Return only the lines running from the line with "Write the Bokeh code for this chart." down to the line with "y_ticks = [0, 0.25, 0.5, 0.75, 1.0, 1.25, 1.5, 1.75, 2.0]", both included, exactly as they appear.

# # # # #

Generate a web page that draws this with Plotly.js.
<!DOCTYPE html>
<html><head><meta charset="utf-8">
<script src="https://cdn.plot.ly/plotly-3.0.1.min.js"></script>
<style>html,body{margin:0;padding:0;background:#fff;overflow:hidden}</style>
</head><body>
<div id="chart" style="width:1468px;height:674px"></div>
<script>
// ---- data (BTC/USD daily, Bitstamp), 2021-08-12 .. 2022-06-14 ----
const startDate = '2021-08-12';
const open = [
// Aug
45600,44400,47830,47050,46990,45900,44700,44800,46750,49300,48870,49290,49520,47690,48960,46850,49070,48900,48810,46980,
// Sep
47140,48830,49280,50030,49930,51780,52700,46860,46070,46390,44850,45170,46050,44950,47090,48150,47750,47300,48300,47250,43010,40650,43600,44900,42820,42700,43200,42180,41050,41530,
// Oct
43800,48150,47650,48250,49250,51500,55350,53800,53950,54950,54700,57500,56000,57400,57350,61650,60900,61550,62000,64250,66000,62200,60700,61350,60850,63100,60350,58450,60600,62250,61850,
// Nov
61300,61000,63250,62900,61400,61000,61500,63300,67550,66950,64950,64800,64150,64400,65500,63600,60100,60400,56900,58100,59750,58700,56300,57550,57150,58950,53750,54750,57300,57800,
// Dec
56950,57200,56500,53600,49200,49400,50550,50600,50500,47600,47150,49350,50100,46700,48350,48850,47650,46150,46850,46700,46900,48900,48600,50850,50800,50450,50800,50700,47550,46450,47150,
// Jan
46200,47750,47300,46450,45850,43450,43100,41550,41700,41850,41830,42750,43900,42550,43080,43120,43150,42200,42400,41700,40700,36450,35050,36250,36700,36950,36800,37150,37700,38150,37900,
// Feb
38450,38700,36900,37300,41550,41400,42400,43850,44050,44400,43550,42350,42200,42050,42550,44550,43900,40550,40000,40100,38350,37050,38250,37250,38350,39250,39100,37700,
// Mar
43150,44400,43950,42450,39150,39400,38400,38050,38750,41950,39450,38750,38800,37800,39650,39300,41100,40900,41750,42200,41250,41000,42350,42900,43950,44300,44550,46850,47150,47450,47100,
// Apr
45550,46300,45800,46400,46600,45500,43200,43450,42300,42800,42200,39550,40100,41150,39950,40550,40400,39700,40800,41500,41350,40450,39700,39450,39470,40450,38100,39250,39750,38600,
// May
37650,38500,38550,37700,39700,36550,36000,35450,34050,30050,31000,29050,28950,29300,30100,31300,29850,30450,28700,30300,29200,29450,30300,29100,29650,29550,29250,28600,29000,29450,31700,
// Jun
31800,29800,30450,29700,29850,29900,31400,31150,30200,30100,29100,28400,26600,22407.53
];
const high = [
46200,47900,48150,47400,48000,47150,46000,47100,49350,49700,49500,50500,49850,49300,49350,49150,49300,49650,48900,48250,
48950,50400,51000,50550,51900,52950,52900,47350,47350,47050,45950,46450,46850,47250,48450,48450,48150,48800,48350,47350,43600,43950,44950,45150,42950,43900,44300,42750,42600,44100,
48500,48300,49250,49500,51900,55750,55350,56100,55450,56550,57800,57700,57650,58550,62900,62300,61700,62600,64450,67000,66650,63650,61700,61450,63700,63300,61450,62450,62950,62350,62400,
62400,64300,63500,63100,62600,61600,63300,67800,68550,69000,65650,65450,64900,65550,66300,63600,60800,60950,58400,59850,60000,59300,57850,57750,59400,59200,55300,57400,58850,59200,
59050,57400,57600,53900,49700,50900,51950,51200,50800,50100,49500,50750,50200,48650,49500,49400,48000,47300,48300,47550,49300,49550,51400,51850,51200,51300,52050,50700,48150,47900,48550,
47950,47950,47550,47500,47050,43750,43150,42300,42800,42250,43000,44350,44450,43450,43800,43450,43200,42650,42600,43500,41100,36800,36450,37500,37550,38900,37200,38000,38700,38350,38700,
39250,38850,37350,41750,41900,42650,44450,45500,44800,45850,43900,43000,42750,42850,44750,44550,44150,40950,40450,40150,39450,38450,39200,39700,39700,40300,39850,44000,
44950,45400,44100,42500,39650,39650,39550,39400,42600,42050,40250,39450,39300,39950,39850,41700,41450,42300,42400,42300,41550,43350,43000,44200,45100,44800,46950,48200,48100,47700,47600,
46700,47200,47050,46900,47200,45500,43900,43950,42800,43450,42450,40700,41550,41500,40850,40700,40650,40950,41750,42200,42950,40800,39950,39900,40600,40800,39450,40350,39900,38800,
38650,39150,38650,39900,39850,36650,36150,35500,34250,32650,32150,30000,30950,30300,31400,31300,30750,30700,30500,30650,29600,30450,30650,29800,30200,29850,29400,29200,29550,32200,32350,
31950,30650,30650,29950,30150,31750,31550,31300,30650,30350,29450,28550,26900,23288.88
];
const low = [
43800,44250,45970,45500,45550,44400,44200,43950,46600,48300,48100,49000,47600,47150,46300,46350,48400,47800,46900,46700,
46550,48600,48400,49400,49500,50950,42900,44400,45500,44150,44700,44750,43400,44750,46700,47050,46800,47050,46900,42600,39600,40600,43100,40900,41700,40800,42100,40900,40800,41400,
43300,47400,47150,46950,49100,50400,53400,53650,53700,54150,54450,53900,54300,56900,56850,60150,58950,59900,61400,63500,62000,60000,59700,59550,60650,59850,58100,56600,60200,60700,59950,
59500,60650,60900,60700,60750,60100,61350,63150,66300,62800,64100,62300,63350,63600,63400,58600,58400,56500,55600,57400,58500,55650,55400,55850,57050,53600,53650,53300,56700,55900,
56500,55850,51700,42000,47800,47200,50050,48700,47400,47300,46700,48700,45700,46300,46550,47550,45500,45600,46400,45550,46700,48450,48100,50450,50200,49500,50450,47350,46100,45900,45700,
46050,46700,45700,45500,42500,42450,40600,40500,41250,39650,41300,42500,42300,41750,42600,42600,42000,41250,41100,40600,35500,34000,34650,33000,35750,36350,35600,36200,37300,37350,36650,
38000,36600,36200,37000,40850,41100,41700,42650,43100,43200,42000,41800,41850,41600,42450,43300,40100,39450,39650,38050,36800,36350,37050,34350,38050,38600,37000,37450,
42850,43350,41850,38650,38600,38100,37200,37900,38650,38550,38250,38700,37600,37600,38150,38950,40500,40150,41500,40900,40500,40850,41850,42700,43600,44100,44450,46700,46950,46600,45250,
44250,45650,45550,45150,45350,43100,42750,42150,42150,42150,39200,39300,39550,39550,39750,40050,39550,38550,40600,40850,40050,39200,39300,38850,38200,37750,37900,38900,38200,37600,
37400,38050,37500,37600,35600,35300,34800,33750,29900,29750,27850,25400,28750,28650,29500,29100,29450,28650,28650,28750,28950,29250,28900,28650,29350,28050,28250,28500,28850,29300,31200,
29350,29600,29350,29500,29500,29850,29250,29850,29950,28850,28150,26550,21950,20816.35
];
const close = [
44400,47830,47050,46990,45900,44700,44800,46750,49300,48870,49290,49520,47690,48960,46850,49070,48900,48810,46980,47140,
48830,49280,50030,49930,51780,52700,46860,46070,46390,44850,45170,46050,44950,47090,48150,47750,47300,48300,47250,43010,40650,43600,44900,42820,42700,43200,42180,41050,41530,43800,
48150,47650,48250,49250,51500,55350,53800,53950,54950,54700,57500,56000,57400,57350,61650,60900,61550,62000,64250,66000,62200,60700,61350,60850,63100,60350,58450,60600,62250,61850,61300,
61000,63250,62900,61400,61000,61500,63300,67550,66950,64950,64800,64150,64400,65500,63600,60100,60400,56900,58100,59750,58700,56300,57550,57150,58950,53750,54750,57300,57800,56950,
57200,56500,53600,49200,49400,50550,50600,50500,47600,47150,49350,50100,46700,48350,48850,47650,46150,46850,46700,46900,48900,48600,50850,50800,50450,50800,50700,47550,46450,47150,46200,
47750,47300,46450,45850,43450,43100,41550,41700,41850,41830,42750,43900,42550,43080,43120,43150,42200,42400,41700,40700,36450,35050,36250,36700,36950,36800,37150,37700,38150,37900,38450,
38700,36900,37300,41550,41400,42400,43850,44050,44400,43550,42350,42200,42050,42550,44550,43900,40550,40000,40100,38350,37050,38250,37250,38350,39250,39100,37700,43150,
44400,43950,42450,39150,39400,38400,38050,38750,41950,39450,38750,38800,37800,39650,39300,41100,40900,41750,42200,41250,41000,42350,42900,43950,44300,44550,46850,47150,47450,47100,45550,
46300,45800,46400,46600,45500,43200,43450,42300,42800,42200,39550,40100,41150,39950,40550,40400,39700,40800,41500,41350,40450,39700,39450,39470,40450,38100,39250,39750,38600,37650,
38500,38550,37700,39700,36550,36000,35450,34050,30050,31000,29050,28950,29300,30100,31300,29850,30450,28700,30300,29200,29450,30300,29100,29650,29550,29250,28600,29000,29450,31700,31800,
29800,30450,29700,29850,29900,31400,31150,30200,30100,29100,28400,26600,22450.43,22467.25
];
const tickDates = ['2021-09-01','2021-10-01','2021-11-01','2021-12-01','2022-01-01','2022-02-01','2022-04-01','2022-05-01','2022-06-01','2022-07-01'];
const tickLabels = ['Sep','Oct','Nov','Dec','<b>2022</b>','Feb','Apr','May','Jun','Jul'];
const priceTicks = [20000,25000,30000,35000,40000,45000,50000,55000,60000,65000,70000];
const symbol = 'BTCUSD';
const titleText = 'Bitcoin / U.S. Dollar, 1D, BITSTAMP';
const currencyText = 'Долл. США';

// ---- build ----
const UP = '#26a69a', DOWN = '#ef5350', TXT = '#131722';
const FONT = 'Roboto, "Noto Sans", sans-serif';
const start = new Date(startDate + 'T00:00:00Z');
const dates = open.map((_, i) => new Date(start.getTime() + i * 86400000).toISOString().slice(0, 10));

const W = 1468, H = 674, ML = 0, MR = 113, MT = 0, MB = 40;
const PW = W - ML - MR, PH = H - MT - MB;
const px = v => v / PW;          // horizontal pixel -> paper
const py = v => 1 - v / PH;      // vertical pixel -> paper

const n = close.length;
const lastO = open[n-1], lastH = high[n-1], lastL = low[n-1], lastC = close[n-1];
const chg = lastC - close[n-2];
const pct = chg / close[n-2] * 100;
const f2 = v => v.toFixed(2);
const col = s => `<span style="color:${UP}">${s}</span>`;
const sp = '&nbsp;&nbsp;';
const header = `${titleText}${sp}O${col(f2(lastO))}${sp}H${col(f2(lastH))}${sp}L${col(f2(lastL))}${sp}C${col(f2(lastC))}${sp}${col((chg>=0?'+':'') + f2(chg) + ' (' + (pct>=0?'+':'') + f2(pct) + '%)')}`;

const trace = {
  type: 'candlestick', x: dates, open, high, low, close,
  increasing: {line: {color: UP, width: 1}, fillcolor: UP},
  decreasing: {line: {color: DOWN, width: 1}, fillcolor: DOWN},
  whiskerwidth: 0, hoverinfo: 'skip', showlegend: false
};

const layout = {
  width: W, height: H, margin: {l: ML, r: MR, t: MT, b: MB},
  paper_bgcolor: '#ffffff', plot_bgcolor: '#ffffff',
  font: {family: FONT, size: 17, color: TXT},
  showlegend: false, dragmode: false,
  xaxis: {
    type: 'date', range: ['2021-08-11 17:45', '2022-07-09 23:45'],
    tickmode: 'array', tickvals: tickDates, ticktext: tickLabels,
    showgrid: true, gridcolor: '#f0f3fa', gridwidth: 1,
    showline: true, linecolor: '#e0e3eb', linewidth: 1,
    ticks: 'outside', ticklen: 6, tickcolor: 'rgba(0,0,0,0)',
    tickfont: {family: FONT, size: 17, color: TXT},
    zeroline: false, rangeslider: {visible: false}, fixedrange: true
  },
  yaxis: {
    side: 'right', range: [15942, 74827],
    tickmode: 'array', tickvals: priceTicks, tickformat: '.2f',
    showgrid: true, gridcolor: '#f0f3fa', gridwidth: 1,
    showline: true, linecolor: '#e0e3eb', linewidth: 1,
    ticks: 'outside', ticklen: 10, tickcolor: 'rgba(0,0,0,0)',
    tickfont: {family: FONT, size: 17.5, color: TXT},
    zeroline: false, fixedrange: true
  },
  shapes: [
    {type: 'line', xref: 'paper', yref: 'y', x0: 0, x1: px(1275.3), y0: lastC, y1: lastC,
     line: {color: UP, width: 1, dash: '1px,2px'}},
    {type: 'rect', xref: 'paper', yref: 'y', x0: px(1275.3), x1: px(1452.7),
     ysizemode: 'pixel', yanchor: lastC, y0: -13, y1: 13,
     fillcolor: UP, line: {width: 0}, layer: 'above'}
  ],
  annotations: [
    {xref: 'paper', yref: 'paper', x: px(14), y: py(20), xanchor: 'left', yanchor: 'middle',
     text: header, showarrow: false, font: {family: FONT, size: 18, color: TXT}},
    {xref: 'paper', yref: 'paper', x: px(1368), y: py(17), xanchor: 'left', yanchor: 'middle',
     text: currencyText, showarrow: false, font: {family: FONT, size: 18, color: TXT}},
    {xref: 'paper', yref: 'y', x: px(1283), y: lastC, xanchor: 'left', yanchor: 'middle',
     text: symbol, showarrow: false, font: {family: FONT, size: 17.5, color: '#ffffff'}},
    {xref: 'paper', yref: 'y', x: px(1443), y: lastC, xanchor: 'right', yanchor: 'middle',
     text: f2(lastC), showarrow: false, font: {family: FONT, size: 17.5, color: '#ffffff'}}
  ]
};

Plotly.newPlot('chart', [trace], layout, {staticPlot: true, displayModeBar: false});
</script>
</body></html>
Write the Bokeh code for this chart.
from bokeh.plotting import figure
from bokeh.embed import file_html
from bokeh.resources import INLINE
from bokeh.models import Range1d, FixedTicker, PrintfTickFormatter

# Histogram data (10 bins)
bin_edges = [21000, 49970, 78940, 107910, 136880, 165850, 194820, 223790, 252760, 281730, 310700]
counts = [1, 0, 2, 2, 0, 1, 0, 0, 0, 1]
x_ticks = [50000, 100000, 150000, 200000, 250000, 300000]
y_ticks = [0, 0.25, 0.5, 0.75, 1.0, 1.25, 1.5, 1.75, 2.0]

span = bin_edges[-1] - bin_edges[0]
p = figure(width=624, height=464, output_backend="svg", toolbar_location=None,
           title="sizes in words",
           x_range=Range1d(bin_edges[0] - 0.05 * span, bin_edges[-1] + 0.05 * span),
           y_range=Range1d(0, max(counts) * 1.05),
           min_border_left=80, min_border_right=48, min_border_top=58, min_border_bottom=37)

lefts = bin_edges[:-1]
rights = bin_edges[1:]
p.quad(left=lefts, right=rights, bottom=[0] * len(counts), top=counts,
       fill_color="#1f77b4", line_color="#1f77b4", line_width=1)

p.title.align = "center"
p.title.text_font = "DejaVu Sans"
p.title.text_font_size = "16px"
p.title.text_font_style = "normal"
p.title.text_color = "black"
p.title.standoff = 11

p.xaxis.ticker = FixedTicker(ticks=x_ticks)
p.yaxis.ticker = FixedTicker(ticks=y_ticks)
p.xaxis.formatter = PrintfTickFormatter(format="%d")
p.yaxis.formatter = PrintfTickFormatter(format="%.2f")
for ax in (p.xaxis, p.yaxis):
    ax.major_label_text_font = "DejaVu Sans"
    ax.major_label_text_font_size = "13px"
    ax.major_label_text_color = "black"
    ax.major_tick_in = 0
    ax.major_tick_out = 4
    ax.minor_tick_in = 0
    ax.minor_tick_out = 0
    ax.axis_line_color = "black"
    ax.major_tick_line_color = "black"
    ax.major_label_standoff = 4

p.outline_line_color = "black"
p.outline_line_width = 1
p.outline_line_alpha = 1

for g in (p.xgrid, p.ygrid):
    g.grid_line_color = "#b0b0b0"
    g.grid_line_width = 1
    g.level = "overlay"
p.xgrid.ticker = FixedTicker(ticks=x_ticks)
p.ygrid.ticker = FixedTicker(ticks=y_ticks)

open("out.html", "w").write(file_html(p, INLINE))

# # # # #

Task output →
Write the Bokeh code for this chart.
from bokeh.plotting import figure
from bokeh.embed import file_html
from bokeh.resources import INLINE
from bokeh.models import Range1d, FixedTicker, PrintfTickFormatter

# Histogram data (10 bins)
bin_edges = [21000, 49970, 78940, 107910, 136880, 165850, 194820, 223790, 252760, 281730, 310700]
counts = [1, 0, 2, 2, 0, 1, 0, 0, 0, 1]
x_ticks = [50000, 100000, 150000, 200000, 250000, 300000]
y_ticks = [0, 0.25, 0.5, 0.75, 1.0, 1.25, 1.5, 1.75, 2.0]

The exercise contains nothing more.